The company impudence does not stop with sex-discrimination. In Bentonville, for example, the company controls the air conditioning, the music, and the freezer temperature in each store.
The author brought back focus to her main character Jennifer McLaughlin when writing about her boyfriend Eric who after graduating from high school, started to work at the some Wal-Mart store as Jennifer. Nevertheless, Eric who started as a cashier and regularly performed duties as a customer service manager was promoted to manager after a long period of doing extra work without pay. He was the first worker who arranged a meeting with UFCW for a small group of workers at the same Wal-Mart Supercenter#148. Unfortunately, the effort was caught by managers who started watching pro-union workers closely. Troops from Bentonville, was what the author called Wal-Mart officials which she compared to soldiers, required a long meeting which included an anti-labor video against unions. At that moment, McLaughlin spoke to Wal-Mart officials with an open mind about her dad who had health insurance because he was in a union. She drew attention to the issue of health care. Jennifer questioned officials about who is going to help her child if he develops epilepsy without the assistance of a union that makes a company pay for health insurance. The official became flustered and wanted to talk with her after the meeting, but then, nothing happened except the continuation of the mission to ignore any union sympathizers.

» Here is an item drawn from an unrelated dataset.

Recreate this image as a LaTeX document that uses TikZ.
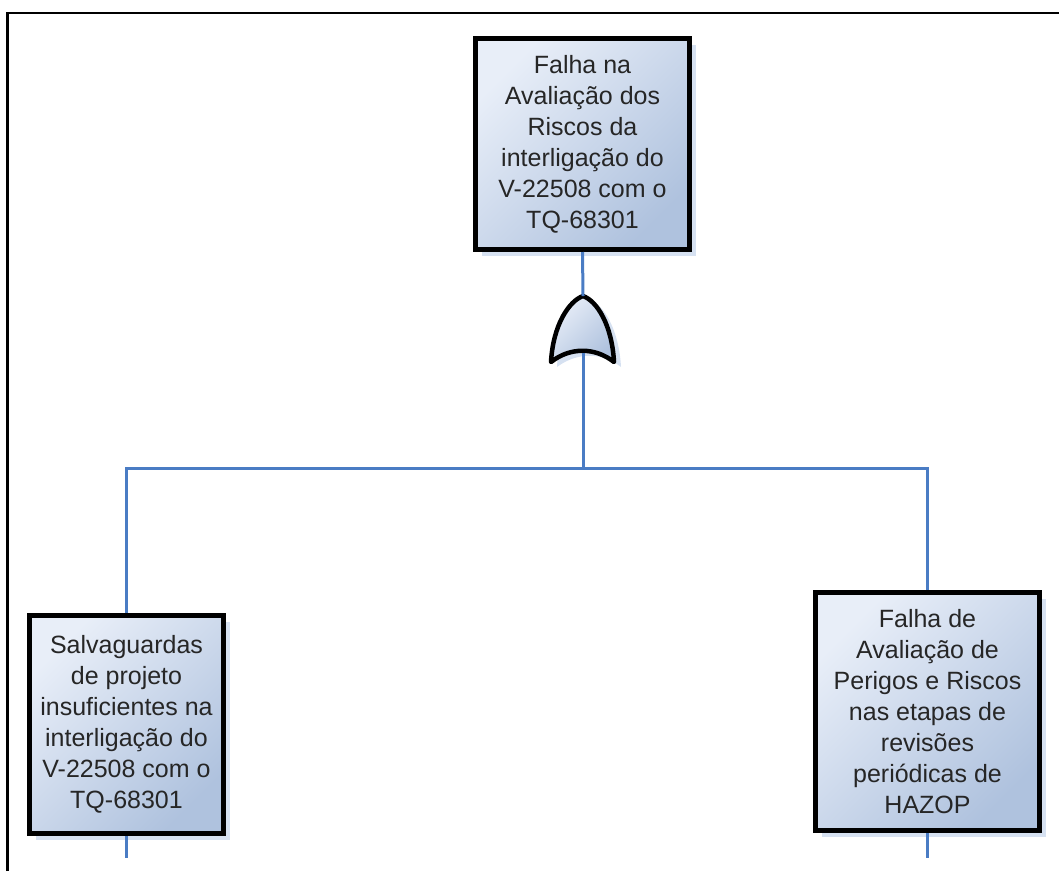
\documentclass[tikz,border=0pt]{standalone}
\usepackage{fontspec}
\setmainfont{Liberation Sans}
\usetikzlibrary{shadows}
\definecolor{fillhi}{HTML}{E8EEF8}
\definecolor{filllo}{HTML}{AFC2DE}
\definecolor{shadowc}{HTML}{D6E1F1}
\definecolor{wire}{HTML}{4A7CC4}
\definecolor{ink}{HTML}{262626}
\begin{document}
\begin{tikzpicture}[x=1pt,y=-1pt,
  event/.style={draw=black, line width=5pt, rectangle,
    top color=fillhi, bottom color=filllo, shading angle=45,
    general shadow={fill=shadowc, shadow xshift=6pt, shadow yshift=-6pt},
    align=center, text=ink, inner sep=0pt,
    font=\fontsize{25}{31}\selectfont},
  wireline/.style={draw=wire, line width=3pt},
  gatestyle/.style={draw=black, line width=4.5pt, line join=round,
    top color=fillhi, bottom color=filllo, shading angle=45}
]
\useasboundingbox (0,0) rectangle (1059,871);
% open frame: top and left edges only
\draw[line width=2.6pt] (7.5,871) -- (7.5,13) -- (1059,13);

% events
\node[event, minimum width=214pt, minimum height=211pt] (top) at (582.5,144)
  {Falha na\\Avaliação dos\\Riscos da\\interligação do\\V-22508 com o\\TQ-68301};
\node[event, minimum width=194pt, minimum height=218pt] (left) at (126.5,724.5)
  {Salvaguardas\\de projeto\\insuficientes na\\interligação do\\V-22508 com o\\TQ-68301};
\node[event, minimum width=224pt, minimum height=238pt] (right) at (927.5,711.5)
  {Falha de\\Avaliação de\\Perigos e Riscos\\nas etapas de\\revisões\\periódicas de\\HAZOP};

% OR gate
\coordinate (gtop) at (583,296);
\coordinate (gbot) at (583,353);
\coordinate (bus) at (583,468);
\fill[shadowc] (590,300) .. controls (604,305) and (619,330) .. (621,367)
  .. controls (602,352) and (577,352) .. (557,367)
  .. controls (559,330) and (576,305) .. (590,300) -- cycle;
\path[gatestyle] (583,296) .. controls (597,301) and (612,325) .. (614,362)
  .. controls (595,347) and (570,347) .. (551,362)
  .. controls (553,325) and (569,301) .. (583,296) -- cycle;

% connectors
\draw[wireline] (top.south) -- (gtop);
\draw[wireline] (gbot) -- (bus);
\draw[wireline] (left.north) |- (bus) -| (right.north);
\coordinate (lend) at (126.5,858);
\coordinate (rend) at (927.5,858);
\draw[wireline] (left.south) -- (lend);
\draw[wireline] (right.south) -- (rend);
\end{tikzpicture}
\end{document}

According to Olsson, the troops from Bentonville carefully instructed managers to work with every employee who might be a union supporter. Even Eric had to say something against the union, but he later said that he had no choice but to agree with management. Eric’s attempt to unionize the Wal-Mart Supercenter #148 failed because almost every employee who signed the anti union cards was watched by officials. Even the union organizers who tried to interview some of the store managers or representatives from Bentonville failed because the company was determined to ward off unions. Nevertheless, according to Olsson, to bring about improvement in wages and working condition in Wal-Mart stories, the community around those stores must be convinced to stand up against Wal-Mart. Even today, 27 million Americans currently work for minimum wage, and nearly 2 million of that group work at Wal-Mart. If people do not take action against unfair practices these jobs might be the jobs for our kids in the future.